Complexity of Token Swapping and its Variants

TL;DR

This paper investigates the computational complexity of Token Swapping and its variants, establishing hardness results and fixed-parameter tractability in certain graph classes, and exploring complexity boundaries in restricted graph families.

Contribution

It proves Token Swapping is W[1]-hard parameterized by swap sequence length and shows Subset Token Swapping is FPT in nowhere-dense graphs, advancing understanding of these problems' complexities.

Findings

Token Swapping is W[1]-hard with respect to swap sequence length.

Subset Token Swapping is FPT in nowhere-dense graph classes.

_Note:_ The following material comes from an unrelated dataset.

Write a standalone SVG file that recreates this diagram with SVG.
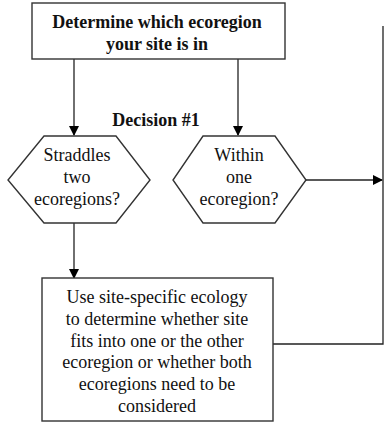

Complexity varies across graph classes, with some cases polynomial and others NP-hard.

Abstract

In the Token Swapping problem we are given a graph with a token placed on each vertex. Each token has exactly one destination vertex, and we try to move all the tokens to their destinations, using the minimum number of swaps, i.e., operations of exchanging the tokens on two adjacent vertices. As the main result of this paper, we show that Token Swapping is $W[1]$-hard parameterized by the length $k$ of a shortest sequence of swaps. In fact, we prove that, for any computable function $f$, it cannot be solved in time $f(k)n^{o(k / \log k)}$ where $n$ is the number of vertices of the input graph, unless the ETH fails. This lower bound almost matches the trivial $n^{O(k)}$-time algorithm. We also consider two generalizations of the Token Swapping, namely Colored Token Swapping (where the tokens have different colors and tokens of the same color are indistinguishable), and Subset Token Swapping (where each token has a set of possible destinations). To complement the hardness result, we prove that even the most general variant, Subset Token Swapping, is FPT in nowhere-dense graph classes. Finally, we consider the complexities of all three problems in very restricted classes of graphs: graphs of bounded treewidth and diameter, stars, cliques, and paths, trying to identify the borderlines between polynomial and NP-hard cases.